Thursday, February 14, 2013

Review of "Outlaws of the Marsh" by Shi Nai’an & Luo Guangshuo

There are four “novels” in the Chinese canon that are considered the greatest of all time.  Even the devastating Cultural Revolution of the 1970s unable to shake cultural perception of their importance, Shi Naian and Luo Guanzhong’s 14th century(ish) Outlaws of the Marsh, or as it is known in other translations, The Water Margin, Men of the Marshes, or The Marshes of Mt. Liang, is one of the four.  Though technically a work of historical fantasy given the parallels to factual Song dynasty events and “super-hero” powers many of the outlaws possess, the book is better classified as a work of social commentary given the political and social context, not to mention denouement.  Considered a juxtaposition to another of the canonical works, Chinese people say: “The Three Kingdoms should not be read by the old, and Outlaws of the Marsh should not be read by the young.”   It took me years of thought to realize why, but I finally did.

Spanning more than 2,500 pages (yes, 2,500), Outlaws of the Marsh is the story of Song Jiang and the rise and fall of the band he unites to fight against a corrupt government.  Bearing some similarity to the legend of Robin Hood, the first half of Outlaws relates how 108 men come together, fighting off government troops who seek to infiltrate and destroy their mountain-marsh stronghold.  Each of the men having his own history and entry point into the group, Shi goes into varying levels of detail describing the motley collection and the fantastic skill each possesses.  Dai Zong for example, is able to run nine times faster than the average man, Wu Song is strong enough to kill a tiger with his bare hands, and perhaps the most enjoyable Li Kui, the human Tasmanian Devil, flies in to a rage at the slightest provocation, but always remains loyal to the cause.

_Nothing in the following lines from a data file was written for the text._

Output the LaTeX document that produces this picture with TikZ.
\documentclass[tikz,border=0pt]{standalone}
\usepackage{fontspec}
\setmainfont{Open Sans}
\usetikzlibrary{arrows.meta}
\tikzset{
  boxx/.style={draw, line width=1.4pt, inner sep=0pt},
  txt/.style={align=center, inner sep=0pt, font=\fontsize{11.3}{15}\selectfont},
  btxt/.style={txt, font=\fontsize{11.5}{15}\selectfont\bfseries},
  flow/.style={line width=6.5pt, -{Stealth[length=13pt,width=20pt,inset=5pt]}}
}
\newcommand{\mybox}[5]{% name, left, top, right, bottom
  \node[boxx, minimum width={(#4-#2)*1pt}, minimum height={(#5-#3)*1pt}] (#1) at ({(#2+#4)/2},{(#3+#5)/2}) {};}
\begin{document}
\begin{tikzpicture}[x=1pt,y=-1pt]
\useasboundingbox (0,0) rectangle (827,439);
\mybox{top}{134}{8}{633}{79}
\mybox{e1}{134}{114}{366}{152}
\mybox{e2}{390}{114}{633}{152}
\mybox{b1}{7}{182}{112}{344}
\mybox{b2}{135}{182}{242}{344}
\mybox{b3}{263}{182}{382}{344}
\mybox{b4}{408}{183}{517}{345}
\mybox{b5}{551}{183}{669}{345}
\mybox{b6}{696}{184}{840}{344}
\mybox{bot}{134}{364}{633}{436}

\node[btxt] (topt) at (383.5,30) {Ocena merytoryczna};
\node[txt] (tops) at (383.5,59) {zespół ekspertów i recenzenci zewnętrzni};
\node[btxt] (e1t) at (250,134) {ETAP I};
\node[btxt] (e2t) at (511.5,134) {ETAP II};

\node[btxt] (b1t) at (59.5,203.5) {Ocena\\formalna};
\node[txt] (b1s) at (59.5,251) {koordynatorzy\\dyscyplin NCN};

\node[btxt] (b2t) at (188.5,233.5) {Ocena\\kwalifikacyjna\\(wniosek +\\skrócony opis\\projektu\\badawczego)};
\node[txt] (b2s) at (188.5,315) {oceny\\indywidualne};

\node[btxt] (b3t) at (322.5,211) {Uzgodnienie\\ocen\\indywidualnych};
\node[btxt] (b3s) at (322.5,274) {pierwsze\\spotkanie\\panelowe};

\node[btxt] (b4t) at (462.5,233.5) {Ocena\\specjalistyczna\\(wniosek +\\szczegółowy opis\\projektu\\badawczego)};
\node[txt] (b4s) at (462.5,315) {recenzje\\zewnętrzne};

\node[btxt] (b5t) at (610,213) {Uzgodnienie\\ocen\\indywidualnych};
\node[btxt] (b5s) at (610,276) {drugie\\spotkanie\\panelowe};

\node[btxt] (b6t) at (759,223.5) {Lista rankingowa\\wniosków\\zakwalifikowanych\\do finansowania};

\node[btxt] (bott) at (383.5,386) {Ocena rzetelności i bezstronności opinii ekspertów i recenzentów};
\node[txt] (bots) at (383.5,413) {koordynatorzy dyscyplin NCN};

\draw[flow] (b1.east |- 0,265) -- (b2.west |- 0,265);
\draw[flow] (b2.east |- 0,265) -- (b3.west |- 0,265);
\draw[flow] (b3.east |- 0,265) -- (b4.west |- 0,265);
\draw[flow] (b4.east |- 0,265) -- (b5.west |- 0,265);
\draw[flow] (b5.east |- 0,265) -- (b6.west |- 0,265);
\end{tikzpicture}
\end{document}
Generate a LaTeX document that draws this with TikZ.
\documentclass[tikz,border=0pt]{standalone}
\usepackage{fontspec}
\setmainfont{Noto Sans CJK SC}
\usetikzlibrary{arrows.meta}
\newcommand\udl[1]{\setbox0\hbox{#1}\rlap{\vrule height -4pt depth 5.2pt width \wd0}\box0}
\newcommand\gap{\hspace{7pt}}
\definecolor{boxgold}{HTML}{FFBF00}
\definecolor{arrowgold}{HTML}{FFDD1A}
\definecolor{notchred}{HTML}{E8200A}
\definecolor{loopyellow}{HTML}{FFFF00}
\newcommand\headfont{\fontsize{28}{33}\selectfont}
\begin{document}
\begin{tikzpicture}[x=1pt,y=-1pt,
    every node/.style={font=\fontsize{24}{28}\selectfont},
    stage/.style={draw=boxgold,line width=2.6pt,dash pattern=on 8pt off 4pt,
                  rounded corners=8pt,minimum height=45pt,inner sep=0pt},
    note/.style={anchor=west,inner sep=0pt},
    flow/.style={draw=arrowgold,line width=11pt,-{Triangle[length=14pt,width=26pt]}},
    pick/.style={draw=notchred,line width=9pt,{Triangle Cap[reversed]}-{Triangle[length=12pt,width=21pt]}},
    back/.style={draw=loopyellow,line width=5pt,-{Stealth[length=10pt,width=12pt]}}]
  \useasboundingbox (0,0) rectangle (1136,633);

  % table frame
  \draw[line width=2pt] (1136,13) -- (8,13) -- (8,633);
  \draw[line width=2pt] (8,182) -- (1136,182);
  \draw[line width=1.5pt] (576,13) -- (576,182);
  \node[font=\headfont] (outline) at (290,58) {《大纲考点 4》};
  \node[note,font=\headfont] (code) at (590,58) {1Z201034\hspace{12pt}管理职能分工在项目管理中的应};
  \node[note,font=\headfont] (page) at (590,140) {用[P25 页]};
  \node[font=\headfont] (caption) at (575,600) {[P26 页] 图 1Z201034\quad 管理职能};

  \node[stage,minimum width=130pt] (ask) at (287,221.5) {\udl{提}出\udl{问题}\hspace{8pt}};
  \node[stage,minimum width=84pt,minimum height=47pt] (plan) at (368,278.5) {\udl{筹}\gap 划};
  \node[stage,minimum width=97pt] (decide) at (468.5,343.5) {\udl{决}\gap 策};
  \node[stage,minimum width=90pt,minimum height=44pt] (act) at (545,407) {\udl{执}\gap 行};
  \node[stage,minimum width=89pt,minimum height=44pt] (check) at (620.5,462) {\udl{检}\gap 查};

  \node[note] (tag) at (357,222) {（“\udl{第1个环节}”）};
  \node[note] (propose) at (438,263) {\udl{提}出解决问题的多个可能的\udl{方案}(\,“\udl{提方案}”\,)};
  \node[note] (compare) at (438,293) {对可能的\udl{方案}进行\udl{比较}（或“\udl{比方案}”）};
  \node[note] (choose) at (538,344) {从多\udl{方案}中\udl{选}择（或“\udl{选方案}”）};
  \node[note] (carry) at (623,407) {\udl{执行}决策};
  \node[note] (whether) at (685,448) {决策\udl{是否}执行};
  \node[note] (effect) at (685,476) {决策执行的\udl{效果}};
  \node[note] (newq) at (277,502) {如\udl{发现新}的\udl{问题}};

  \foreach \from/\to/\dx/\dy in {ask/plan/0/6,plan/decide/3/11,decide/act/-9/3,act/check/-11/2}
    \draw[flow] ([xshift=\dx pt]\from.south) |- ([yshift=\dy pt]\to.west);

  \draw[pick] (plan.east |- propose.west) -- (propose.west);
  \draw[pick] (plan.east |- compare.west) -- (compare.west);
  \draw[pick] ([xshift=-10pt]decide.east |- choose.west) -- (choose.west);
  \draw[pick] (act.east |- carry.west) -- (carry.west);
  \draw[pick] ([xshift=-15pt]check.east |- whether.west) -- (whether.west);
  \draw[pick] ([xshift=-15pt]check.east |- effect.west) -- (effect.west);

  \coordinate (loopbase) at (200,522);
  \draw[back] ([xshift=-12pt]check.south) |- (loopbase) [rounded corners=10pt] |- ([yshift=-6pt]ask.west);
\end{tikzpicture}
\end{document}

The group having been more or less assembled, the second half of Outlaws of the Marsh tells of the group’s slow dissolve.  I will leave the reader to discover how, but generally speaking the mode of the book shifts from comedy to tragedy, or more specifically, from fun adventure to bleak drama.

Upon my initial reading of the book, I was left feeling empty encountering this shift in mode.  Where’s the consistency?  Why lead the reader in one direction, then suddenly take things in another?  How could such a book be considered alongside the greatness of Journey to the West, The Three Kingdoms, or Dream of Red Mansions?  Surely there is something I’m missing?  Something was missing, but it was my understanding.  

Outlaws of the Marsh, despite the colors of “comic war epic” lying on the surface, is not a book that can be taken at face value.  The arc its story describes is one which parallels the lives of the common people living at the time of the book’s writing.  Childhood full of innocence, fun, and dreams of something more, the bandits Song Jiang assembles carouse in almost comic book fashion in the beginning, the narrative tone playful while venturing into the fantastic.  Every child would love to be able to run like Dai, fight like Wu Song, swim like the Ruan brothers, or have the cleverness of Wu Yong.  Moreover, every youth thinks they can change the world—socially or politically—and make it a better place.  It’s only when a person gets older that the exigencies of life make themselves apparent and settle into the psyche, refining dreams to more realistic terms.  Not stopping there, Outlaws takes this idea one step further, citing the government as the fundamental reason why quality of life was better for some than most in the Song dynasty.  Corruption open and obvious, the outlaws’ dealings with the dynasty in the latter half prove more than they can handle.

In the end, Outlaws of the Marsh, if examined at both ends, exhibits a split personality that makes the novel the Chinese version of Don Quixote in more ways than one.  The story arc defined by the band of outlaws presents a transition from youthful aspiration to a sense of acceptance facing realities, particularly the government at the time (a point Cervantes steers more toward universal humanism).   The story beginning with fun and adventure but closing in tragic terms, its possible readers may find the first half intriguing while the second lagging, and vice versa.  Containing a pound or two of Chinese culture, that real events from the Song dynasty are incorporated into the narrative make it a piece for discussion on Chinese history.  The pounds in reality as well, interested readers who balk at the thought of diving into 2,500 pages should look for one of the abridged versions.  Pearl S. Buck’s excellent translation, entitled All Men Are Brothers, is about two-thirds the length.